These remarks will prepare the reader for the revelations of our author, to which we will now return.
A great panic was created at Berezov, by the reported approach of a Samoied, named Waul, a chief of a Samoied wataha, or clan, who two or three years before, being pressed by famine, had ravaged the lands of the neighbouring watahas. Waul was not looked upon as a common robber.
Popular imagination and custom invested him with extraordinary characteristics, so that he every day gained more ground among the natives, exciting their admiration by his exploits and prowess. The
number of his partisans was increased by those who suffered from want, or sought his protectection; and others joined him from fear of persecution.
But in proportion as his successes and the power of his wataha increased, so did he augment the number of his enemies.
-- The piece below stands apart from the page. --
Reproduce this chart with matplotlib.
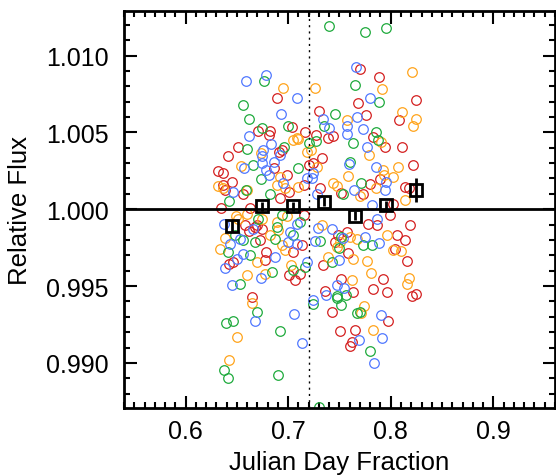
import numpy as np
import matplotlib
matplotlib.use("Agg")
import matplotlib.pyplot as plt
from matplotlib.ticker import MultipleLocator

plt.rcParams['font.family'] = ['Liberation Sans', 'DejaVu Sans']

# scattered individual measurements, one list per colour
red_x = [0.6887, 0.7702, 0.7881, 0.7682, 0.8251, 0.7296, 0.8076, 0.7760,
         0.6708, 0.6822, 0.6812, 0.7033, 0.7163, 0.6513, 0.6417, 0.6912, 0.6945,
         0.6318, 0.6366, 0.6861, 0.6990, 0.6454, 0.6383, 0.6556, 0.7153, 0.6361,
         0.6919, 0.7205, 0.7244, 0.7010, 0.6341, 0.6627,
         0.7270, 0.7390, 0.7439, 0.7823, 0.7943, 0.8105, 0.7326, 0.8218, 0.7894,
         0.7796, 0.8137, 0.8179, 0.7520, 0.7725, 0.7309, 0.8018,
         0.7487, 0.7455, 0.7569, 0.7780, 0.7862, 0.7991, 0.8186, 0.8062, 0.8137,
         0.8040, 0.7585, 0.7341, 0.8154, 0.7520, 0.7920, 0.7828, 0.7959, 0.7634,
         0.7358, 0.8245, 0.8203,
         0.6578, 0.6620, 0.6675, 0.6741, 0.6698, 0.6724, 0.7153, 0.7049, 0.7131,
         0.6789, 0.6773, 0.6464, 0.6425, 0.7010, 0.7065, 0.7114, 0.6643,
         0.7423, 0.7504, 0.7975, 0.7653, 0.7618, 0.7601]
red_y = [1.00722, 1.00909, 1.00861, 1.00694, 1.00713, 1.00639, 1.00583, 1.00611,
         1.00508, 1.00508, 1.00482, 1.00537, 1.00500, 1.00405, 1.00345, 1.00374, 1.00385,
         1.00248, 1.00233, 1.00265, 1.00222, 1.00174, 1.00124, 1.00099, 1.00156, 1.00155,
         1.00070, 1.00287, 1.00298, 1.00113, 1.00005, 1.00005,
         1.00482, 1.00461, 1.00476, 1.00472, 1.00407, 1.00402, 1.00335, 1.00287, 1.00194,
         1.00163, 1.00146, 1.00135, 1.00107, 1.00102, 1.00135, 1.00037,
         0.99835, 0.99787, 0.99853, 0.99907, 0.99896, 0.99961, 0.99900, 0.99835, 0.99798,
         0.99739, 0.99718, 0.99639, 0.99661, 0.99544, 0.99544, 0.99483, 0.99462, 0.99462,
         0.99465, 0.99450, 0.99435,
         0.99896, 0.99857, 0.99885, 0.99874, 0.99900, 0.99798, 0.99965, 0.99722, 0.99765,
         0.99722, 0.99668, 0.99657, 0.99646, 0.99570, 0.99537, 0.99581, 0.99429,
         0.99331, 0.99205, 0.99270, 0.99211, 0.99136, 0.99113]

orange_x = [0.6951, 0.7260, 0.8212, 0.7916, 0.8111, 0.8245, 0.7569,
            0.7043, 0.7082, 0.7097, 0.7179, 0.7221, 0.6731, 0.6536, 0.6318, 0.6361,
            0.6595, 0.6887, 0.6968, 0.7097, 0.6919, 0.7277,
            0.8218, 0.7790, 0.7926, 0.8072, 0.8023, 0.7585, 0.7933, 0.7439, 0.7475,
            0.7855, 0.7699, 0.8137, 0.7901,
            0.6383, 0.6490, 0.6595, 0.6334, 0.6822, 0.6903, 0.6887, 0.6990, 0.6936,
            0.6968, 0.6692, 0.6595, 0.6773, 0.7023,
            0.7326, 0.7504, 0.7472, 0.7601, 0.7667, 0.7965, 0.8023, 0.8096, 0.7390,
            0.7628, 0.7770, 0.7803, 0.7618, 0.8179, 0.8160,
            0.6646, 0.6497, 0.6422, 0.7738, 0.7715, 0.7823, 0.6741, 0.6513]
orange_y = [1.00791, 1.00791, 1.00893, 1.00782, 1.00635, 1.00589, 1.00580,
            1.00450, 1.00461, 1.00458, 1.00374, 1.00385, 1.00363, 1.00280, 1.00150, 1.00135,
            1.00124, 1.00156, 1.00135, 1.00146, 1.00211, 1.00276,
            1.00541, 1.00352, 1.00254, 1.00276, 1.00207, 1.00215, 1.00222, 1.00172, 1.00148,
            1.00135, 1.00085, 1.00063, 1.00439,
            0.99814, 0.99957, 0.99972, 0.99744, 0.99831, 0.99863, 0.99918, 0.99957, 0.99765,
            0.99733, 0.99657, 0.99570, 0.99581, 0.99635,
            0.99896, 0.99787, 0.99755, 0.99820, 0.99804, 0.99831, 0.99733, 0.99731, 0.99690,
            0.99674, 0.99664, 0.99587, 0.99537, 0.99553, 0.99516,
            0.99392, 0.99170, 0.99016, 0.99370, 0.99325, 0.99216, 0.99939, 0.99939]

green_x = [0.7400, 0.7754, 0.7949, 0.6763, 0.6556, 0.6620, 0.7653, 0.7881, 0.7458,
           0.6750, 0.7000, 0.7348, 0.7205, 0.7270, 0.6958, 0.6602, 0.6653, 0.7097,
           0.6731, 0.6822, 0.6425, 0.6588,
           0.7855, 0.7877, 0.7634, 0.7601, 0.7715, 0.7536,
           0.6708, 0.6481, 0.6561, 0.6415, 0.6627, 0.6675, 0.6870, 0.6887, 0.7049,
           0.7114, 0.6945, 0.7043, 0.7163, 0.6838, 0.6529,
           0.7520, 0.7497, 0.7309, 0.7731, 0.7813, 0.7423, 0.7472,
           0.6692, 0.6393, 0.6458, 0.6919, 0.6373, 0.6409, 0.6906, 0.7302, 0.7238,
           0.7478, 0.7511, 0.7562, 0.7673, 0.7699, 0.7796]
green_y = [1.01189, 1.01152, 1.01178, 1.00834, 1.00678, 1.00585, 1.00806, 1.00696, 1.00619,
           1.00531, 1.00541, 1.00541, 1.00428, 1.00443, 1.00404, 1.00389, 1.00287, 1.00269,
           1.00194, 1.00102, 1.00052, 1.00124,
           1.00505, 1.00450, 1.00428, 1.00309, 1.00168, 1.00098,
           0.99939, 0.99835, 0.99798, 0.99722, 0.99700, 0.99787, 0.99809, 0.99885, 0.99830,
           0.99918, 0.99961, 0.99602, 0.99625, 0.99592, 0.99516,
           0.99820, 0.99748, 0.99791, 0.99765, 0.99765, 0.99657, 0.99435,
           0.99331, 0.99259, 0.99276, 0.99205, 0.98957, 0.98903, 0.98920, 0.98716, 0.99385,
           0.99424, 0.99379, 0.99444, 0.99325, 0.99331, 0.99077]

blue_x = [0.6588, 0.6783, 0.7088, 0.6929, 0.7657, 0.7796, 0.7335, 0.7673,
          0.7400, 0.6620, 0.6831, 0.6756, 0.6741, 0.6919, 0.6861, 0.6571, 0.6750,
          0.6783, 0.6815, 0.6951, 0.6464,
          0.7575, 0.7725, 0.7575, 0.7770, 0.7595, 0.7855, 0.7952, 0.7943, 0.7640,
          0.7283, 0.7244, 0.7813, 0.7179, 0.7228,
          0.6373, 0.6659, 0.6529, 0.6432, 0.6556, 0.7017, 0.7082, 0.7000, 0.7082,
          0.6870, 0.6497, 0.6383, 0.6448, 0.6731, 0.7179,
          0.7292, 0.7423, 0.7536, 0.7260, 0.7748, 0.7887, 0.7862, 0.7497, 0.7478,
          0.7543, 0.7367,
          0.6675, 0.7058, 0.7136, 0.7238, 0.7901, 0.7916, 0.7689, 0.7835]
blue_y = [1.00834, 1.00870, 1.00722, 1.00619, 1.00924, 1.00722, 1.00585, 1.00602,
          1.00526, 1.00476, 1.00425, 1.00385, 1.00347, 1.00352, 1.00309, 1.00265, 1.00302,
          1.00254, 1.00222, 1.00168, 1.00113,
          1.00541, 1.00520, 1.00489, 1.00402, 1.00293, 1.00272, 1.00179, 1.00124, 1.00128,
          1.00102, 1.00233, 1.00026, 1.00200, 1.00205,
          0.99907, 0.99870, 0.99809, 0.99776, 0.99711, 0.99853, 0.99907, 0.99787, 0.99776,
          0.99690, 0.99679, 0.99618, 0.99505, 0.99553, 0.99657,
          0.99879, 0.99874, 0.99814, 0.99791, 0.99820, 0.99781, 0.99939, 0.99668, 0.99505,
          0.99488, 0.99444,
          0.99274, 0.99320, 0.99129, 0.99407, 0.99309, 0.99164, 0.99146, 0.99001]

# binned averages
bin_x = [0.645, 0.675, 0.705, 0.735, 0.765, 0.795, 0.825]
bin_y = [0.99889, 1.00020, 1.00020, 1.00048, 0.99957, 1.00026, 1.00124]
bin_err = [0.0004, 0.0003, 0.0003, 0.0003, 0.0003, 0.0003, 0.0008]

fig = plt.figure(figsize=(5.56, 4.77), dpi=100)
ax = fig.add_axes([0.223, 0.1436, 0.775, 0.8314])

ax.plot(red_x, red_y, 'o', mfc='none', mec='#d42020', ms=6.9, mew=0.9)
ax.plot(orange_x, orange_y, 'o', mfc='none', mec='#ffa41c', ms=6.9, mew=0.9)
ax.plot(green_x, green_y, 'o', mfc='none', mec='#1eaa3c', ms=6.9, mew=0.9)
ax.plot(blue_x, blue_y, 'o', mfc='none', mec='#5078ff', ms=6.9, mew=0.9)

ax.axhline(1.0, color='black', lw=2)
ax.axvline(0.72, color='black', lw=1, ls=(0, (1.5, 3)))

ax.errorbar(bin_x, bin_y, yerr=bin_err, fmt='s', mfc='none', mec='black',
            ms=8.5, mew=2, ecolor='black', elinewidth=2, capsize=0)

ax.set_xlim(0.54, 0.96)
ax.set_ylim(0.9871, 1.0129)
ax.xaxis.set_major_locator(MultipleLocator(0.1))
ax.xaxis.set_minor_locator(MultipleLocator(0.01))
ax.yaxis.set_major_locator(MultipleLocator(0.005))
ax.yaxis.set_minor_locator(MultipleLocator(0.001))
ax.xaxis.set_major_formatter(plt.FormatStrFormatter('%.1f'))
ax.yaxis.set_major_formatter(plt.FormatStrFormatter('%.3f'))

ax.tick_params(which='both', direction='in', top=True, right=True, width=1.5,
               labelsize=18)
ax.tick_params(which='major', length=9)
ax.tick_params(axis='x', which='major', pad=8)
ax.tick_params(axis='y', which='major', pad=11)
ax.tick_params(which='minor', length=4.5)
for s in ax.spines.values():
    s.set_linewidth(2)

ax.set_xlabel('Julian Day Fraction', fontsize=18.5, labelpad=5.5)
ax.set_ylabel('Relative Flux', fontsize=18.5, labelpad=10)

fig.savefig('out.png', dpi=100)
Most of the neighbouring clans, which he had conquered and compelled to pay tribute, became his adversaries; but nothing daunted, and confident in the courage and attachment of his partisans, he turned a deaf ear to their murmurs, and treated them with utter contempt.
At length a fatal hour struck for the Samoied chieftain. Through the instrumentality of the Prince of Obdorsk, Waul was captured, and delivered a prisoner to the Russian Government. He was tried at the tribunal of the Berezovian district, and sentenced to be banished to Surgut, a small settlement in the same district, eight hundred versts from Berezov.
Brought to the place of exile, it was not long before a man so shrewd, courageous, and adroit, contrived to escape, and returned to his native wilderness on the coast of the Arctic Sea.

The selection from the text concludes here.